A significant disruption at Amazon Web Services (AWS) has highlighted the profound vulnerabilities inherent in the digital and artificial intelligence infrastructure that underpins a vast array of online services. The incident, which originated in Amazon’s North Virginia data centers, caused cascading failures across the internet, affecting everything from popular consumer applications and gaming platforms to critical business and financial services. The outage underscores the immense concentration of risk that comes with a heavy reliance on a small number of major cloud providers, demonstrating how a localized failure can have a global impact.

The core of the problem lay in failures of foundational AWS services, including DynamoDB, a database service, and EC2, which provides computing power. These services are the building blocks for countless companies that rent this infrastructure to power their applications. For AI and machine learning operations, the outage meant a sudden halt to data processing, model training, and the functioning of automated systems that depend on real-time data. The incident serves as a stark reminder of the fragility of the digital ecosystem and has prompted calls for businesses to build greater resilience into their systems to mitigate the impact of future outages.

Anatomy of the Outage

The recent disruption originated in the US-EAST-1 Region, one of Amazon’s oldest and most critical data center hubs. AWS confirmed “significant error rates” for its DynamoDB service, which quickly cascaded to affect a host of other interconnected services. This region is a major hub for a large number of companies, and its failure had a widespread and immediate ripple effect. The interconnectedness of AWS services meant that a problem with a core component like DynamoDB could not be easily contained, leading to a broader service failure.

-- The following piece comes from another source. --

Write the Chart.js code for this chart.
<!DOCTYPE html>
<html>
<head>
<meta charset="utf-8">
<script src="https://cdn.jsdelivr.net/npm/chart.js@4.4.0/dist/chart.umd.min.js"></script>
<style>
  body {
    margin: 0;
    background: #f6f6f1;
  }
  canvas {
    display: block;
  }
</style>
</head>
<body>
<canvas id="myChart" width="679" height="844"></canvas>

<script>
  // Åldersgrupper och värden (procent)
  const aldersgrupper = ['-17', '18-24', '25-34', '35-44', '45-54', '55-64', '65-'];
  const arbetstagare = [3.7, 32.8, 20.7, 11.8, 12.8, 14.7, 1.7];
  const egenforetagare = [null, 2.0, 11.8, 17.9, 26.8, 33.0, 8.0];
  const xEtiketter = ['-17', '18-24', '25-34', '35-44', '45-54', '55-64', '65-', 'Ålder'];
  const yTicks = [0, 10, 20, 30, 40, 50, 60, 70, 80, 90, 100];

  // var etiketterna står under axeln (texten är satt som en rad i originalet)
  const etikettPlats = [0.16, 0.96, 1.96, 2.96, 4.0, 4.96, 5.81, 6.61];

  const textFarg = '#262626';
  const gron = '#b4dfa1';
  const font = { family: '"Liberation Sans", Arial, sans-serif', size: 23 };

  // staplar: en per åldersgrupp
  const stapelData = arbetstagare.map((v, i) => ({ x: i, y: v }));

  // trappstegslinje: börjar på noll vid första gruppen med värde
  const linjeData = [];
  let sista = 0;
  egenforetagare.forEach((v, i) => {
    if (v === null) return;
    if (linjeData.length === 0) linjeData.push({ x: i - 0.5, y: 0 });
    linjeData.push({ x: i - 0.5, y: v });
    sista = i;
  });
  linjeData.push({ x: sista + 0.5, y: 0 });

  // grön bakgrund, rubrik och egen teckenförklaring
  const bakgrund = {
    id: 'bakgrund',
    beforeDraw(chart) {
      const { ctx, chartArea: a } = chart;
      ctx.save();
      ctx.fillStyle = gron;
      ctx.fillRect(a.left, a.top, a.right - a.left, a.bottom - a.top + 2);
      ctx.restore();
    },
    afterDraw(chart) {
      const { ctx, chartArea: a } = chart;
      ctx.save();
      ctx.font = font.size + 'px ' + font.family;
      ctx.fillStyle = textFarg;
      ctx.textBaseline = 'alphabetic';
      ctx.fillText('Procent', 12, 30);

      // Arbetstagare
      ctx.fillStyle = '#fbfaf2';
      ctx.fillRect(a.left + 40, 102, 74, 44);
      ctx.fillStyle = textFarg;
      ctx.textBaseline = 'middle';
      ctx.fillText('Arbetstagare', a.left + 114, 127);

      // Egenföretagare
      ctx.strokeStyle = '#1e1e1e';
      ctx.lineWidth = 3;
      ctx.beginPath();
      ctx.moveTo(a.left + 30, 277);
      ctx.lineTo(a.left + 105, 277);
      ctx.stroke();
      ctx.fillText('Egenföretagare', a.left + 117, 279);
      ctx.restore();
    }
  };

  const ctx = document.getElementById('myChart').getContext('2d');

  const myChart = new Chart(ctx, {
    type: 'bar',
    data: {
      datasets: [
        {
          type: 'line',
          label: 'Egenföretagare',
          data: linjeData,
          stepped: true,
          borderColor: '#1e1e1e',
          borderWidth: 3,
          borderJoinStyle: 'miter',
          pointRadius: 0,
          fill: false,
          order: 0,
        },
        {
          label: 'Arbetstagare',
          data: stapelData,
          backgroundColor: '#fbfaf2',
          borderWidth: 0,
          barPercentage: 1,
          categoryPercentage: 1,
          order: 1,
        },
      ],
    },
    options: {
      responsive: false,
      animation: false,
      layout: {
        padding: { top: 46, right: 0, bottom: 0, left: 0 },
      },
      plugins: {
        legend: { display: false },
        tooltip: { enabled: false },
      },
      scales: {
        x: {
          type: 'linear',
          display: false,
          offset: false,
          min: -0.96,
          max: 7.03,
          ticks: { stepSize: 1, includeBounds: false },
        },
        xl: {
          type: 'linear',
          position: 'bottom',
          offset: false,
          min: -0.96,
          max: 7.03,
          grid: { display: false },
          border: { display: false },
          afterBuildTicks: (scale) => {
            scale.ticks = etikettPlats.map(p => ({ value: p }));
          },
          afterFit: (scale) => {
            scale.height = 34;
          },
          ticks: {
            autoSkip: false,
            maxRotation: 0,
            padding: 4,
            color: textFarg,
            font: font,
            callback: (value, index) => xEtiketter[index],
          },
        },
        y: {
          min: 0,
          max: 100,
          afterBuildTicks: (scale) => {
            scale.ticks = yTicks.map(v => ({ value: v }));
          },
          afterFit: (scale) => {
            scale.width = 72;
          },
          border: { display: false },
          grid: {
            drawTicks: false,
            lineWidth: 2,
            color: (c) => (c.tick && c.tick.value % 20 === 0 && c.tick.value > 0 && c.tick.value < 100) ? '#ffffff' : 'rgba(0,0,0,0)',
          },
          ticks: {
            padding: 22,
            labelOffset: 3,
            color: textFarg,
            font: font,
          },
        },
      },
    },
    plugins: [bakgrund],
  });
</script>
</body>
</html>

The impact was felt across a wide range of popular services, including Snapchat, Fortnite, Duolingo, Canva, and Wordle. But the disruption was not limited to consumer-facing applications. Critical business tools like Slack and monday.com were also affected, as were the online services of major financial institutions, including Lloyds, Bank of Scotland, Barclays, and government agencies like HMRC in the United Kingdom. The outage also impacted video conferencing provider Zoom and telecommunications company Vodafone, illustrating the deep integration of AWS into the daily operations of businesses and the lives of millions of people worldwide.

A Pattern of Disruption

This is not the first time AWS has experienced a major outage with far-reaching consequences. The company, a dominant force in the cloud computing market, has a history of service disruptions that have served as warnings about the risks of centralized cloud infrastructure. In December 2021, another significant outage in the US-EAST-1 region caused problems for many websites and services during the busy holiday season. A similar incident in 2012 disrupted Netflix’s streaming service on Christmas Eve for 20 hours. More recently, in June, a problem with AWS Lambda, a serverless computing service, led to increased error rates across multiple services, affecting organizations such as The Boston Globe and the Associated Press.

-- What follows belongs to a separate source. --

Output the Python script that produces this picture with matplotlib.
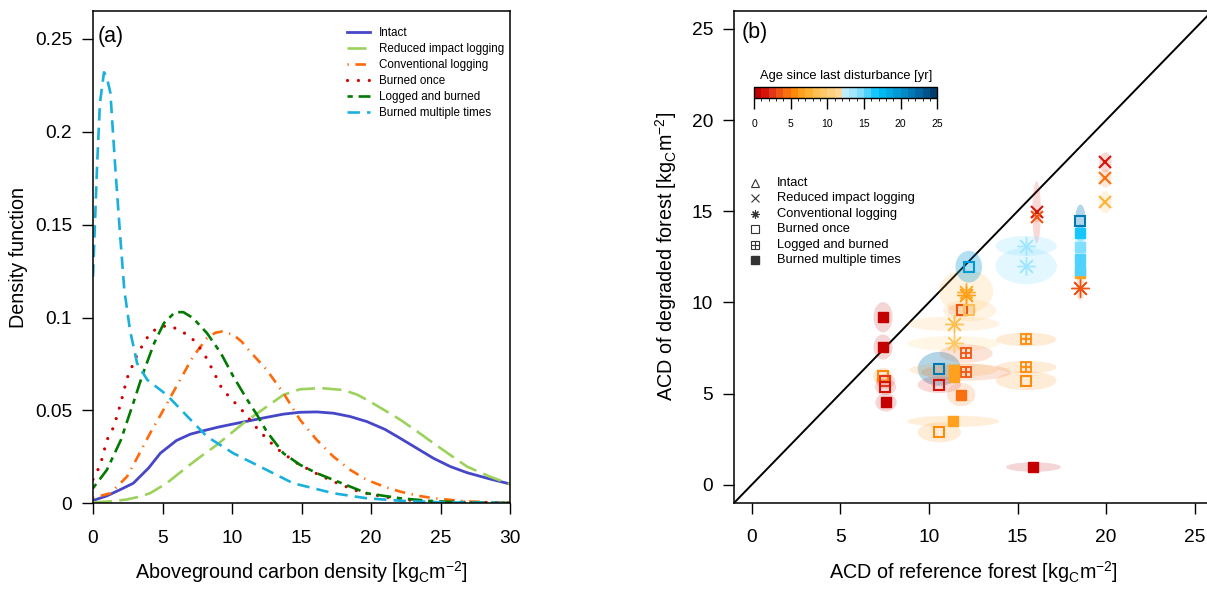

These events demonstrate a persistent vulnerability in even the most advanced cloud infrastructures. The issue is not unique to AWS. Microsoft Azure, another major cloud provider, has also faced significant downtime. In January 2023, a network issue at Microsoft Azure brought down popular services like Teams, Microsoft 365, and Outlook. For regulated industries such as finance and healthcare, such outages can have consequences that go beyond inconvenience and lost revenue. Downtime can disrupt audit trails, compromise compliance with regulatory requirements, and put sensitive data at risk.

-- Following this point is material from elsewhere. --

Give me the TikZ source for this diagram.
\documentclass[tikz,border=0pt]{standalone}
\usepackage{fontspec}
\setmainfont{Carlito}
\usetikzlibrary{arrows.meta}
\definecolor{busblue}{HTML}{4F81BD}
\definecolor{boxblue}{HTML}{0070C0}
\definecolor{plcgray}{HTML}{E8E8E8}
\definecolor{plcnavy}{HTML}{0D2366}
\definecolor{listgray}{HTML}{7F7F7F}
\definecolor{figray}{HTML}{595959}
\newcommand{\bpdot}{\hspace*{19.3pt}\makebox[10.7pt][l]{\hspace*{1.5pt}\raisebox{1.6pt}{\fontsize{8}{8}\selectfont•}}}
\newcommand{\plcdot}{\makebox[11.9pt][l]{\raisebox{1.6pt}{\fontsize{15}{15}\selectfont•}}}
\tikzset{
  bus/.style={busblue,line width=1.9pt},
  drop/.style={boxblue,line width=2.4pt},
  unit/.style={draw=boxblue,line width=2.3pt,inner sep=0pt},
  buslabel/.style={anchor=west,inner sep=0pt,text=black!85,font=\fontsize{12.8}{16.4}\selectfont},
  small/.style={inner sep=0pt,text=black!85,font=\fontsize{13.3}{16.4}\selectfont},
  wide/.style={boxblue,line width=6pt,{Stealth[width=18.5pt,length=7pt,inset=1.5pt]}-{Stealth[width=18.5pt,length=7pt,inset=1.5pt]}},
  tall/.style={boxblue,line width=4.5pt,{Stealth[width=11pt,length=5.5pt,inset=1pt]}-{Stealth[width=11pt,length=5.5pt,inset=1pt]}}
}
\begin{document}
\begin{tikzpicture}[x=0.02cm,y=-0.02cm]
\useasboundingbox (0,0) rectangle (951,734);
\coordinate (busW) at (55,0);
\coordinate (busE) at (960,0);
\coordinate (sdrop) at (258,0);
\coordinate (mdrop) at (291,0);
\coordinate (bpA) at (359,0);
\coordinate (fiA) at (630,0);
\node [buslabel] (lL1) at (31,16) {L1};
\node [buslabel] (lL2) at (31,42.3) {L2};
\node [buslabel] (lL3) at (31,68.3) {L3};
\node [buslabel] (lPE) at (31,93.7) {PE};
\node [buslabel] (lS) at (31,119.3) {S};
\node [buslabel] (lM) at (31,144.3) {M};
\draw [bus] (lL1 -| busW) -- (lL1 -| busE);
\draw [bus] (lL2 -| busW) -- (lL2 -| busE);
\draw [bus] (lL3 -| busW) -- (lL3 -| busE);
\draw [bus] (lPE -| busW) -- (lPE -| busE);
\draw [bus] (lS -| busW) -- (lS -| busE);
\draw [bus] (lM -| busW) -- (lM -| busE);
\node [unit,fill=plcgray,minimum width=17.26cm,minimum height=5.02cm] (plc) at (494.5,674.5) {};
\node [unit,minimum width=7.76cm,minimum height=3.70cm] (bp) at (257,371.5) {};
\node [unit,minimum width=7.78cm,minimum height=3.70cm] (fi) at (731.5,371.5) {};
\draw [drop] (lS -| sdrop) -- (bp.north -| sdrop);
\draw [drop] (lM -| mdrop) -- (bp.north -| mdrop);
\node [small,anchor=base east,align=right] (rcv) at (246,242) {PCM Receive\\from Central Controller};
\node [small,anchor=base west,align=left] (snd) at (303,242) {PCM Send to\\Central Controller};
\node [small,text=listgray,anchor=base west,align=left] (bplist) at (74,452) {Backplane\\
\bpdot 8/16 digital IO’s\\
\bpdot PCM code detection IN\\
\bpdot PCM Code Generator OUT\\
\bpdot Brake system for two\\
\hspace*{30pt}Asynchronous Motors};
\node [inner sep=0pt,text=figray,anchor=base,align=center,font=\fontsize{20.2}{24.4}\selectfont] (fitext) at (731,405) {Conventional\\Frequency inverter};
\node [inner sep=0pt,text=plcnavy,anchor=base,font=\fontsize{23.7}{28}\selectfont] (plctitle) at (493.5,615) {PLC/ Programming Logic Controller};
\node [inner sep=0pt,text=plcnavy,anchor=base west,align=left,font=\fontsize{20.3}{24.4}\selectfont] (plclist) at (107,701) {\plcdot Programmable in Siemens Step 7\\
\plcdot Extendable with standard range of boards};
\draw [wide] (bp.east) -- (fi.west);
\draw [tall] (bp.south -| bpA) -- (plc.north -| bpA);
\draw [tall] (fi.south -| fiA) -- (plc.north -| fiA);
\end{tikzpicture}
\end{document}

The Interconnectivity Challenge

A Web of Dependencies

The interconnected nature of modern business systems means that an outage at a major cloud platform can have consequences that extend far beyond the immediate customers of that platform. George Foley, Technical Advisor at ESET Ireland, a global software company, explained the situation, noting that even if a company’s own website or application is not hosted on AWS, it is highly likely that some of the third-party services it relies on, such as a customer relationship management (CRM) system or a payment processor, are. This creates a complex web of dependencies that can be difficult to fully understand and manage, making businesses vulnerable to disruptions that are outside of their direct control.

For companies that leverage artificial intelligence, Foley’s point is particularly relevant. An AI’s data pipeline may draw information from a variety of sources, its models may be hosted on one platform, and its outputs may be integrated with another. A failure at any point in this chain can bring the entire system to a halt. The potential for disruption is significant, with internet outages capable of inflicting billions of dollars in annual losses through their impact on revenue, productivity, and a company’s reputation.

Building Resilience in the Cloud

The increasing frequency and scale of cloud outages have led to a growing consensus that businesses need to do more to build resilience into their systems. This includes developing comprehensive plans for what to do in the event of an outage, such as having backups of essential data and services and creating alternative routes for data to flow. A 2024 survey found that 76% of global respondents run applications on AWS, and with the service powering more than 90% of Fortune 100 companies, the question is not whether outages will occur but how organizations can mitigate their impact when they do.

Strategies for a More Robust Future

For businesses that rely heavily on the cloud, there are a number of strategies that can be employed to build greater resilience. One approach is to adopt a multi-cloud strategy, distributing workloads across multiple cloud providers to avoid being dependent on a single company. Another is to design applications and systems with failure in mind, building in redundancy and failover capabilities that can automatically switch to a backup system in the event of an outage. For critical workloads, some companies may choose to maintain their own private cloud infrastructure, giving them greater control over their systems and reducing their reliance on third-party providers. Ultimately, the goal is to create a more robust and resilient digital infrastructure that can withstand the inevitable failures and disruptions that will occur in an increasingly interconnected world.

The Future of Cloud and AI

The recent AWS outage is a powerful reminder of the critical role that cloud computing plays in the modern economy and the growing importance of ensuring the resilience of this infrastructure. As more and more businesses adopt artificial intelligence and machine learning, their dependence on the cloud will only increase. The massive amounts of data and computing power required to train and deploy AI models make the cloud an essential platform for innovation in this field. However, as the AWS outage has shown, this dependence also creates new risks that must be carefully managed.

The future of cloud computing and AI will likely involve a move towards more distributed and decentralized systems that are less vulnerable to single points of failure. This could include the use of edge computing, which brings computing and data storage closer to the sources of data, as well as the development of new technologies that allow for greater interoperability between different cloud platforms. By learning the lessons of recent outages and investing in more resilient infrastructure, businesses can help to ensure that the promise of AI can be realized without being undermined by the fragility of the systems on which it depends.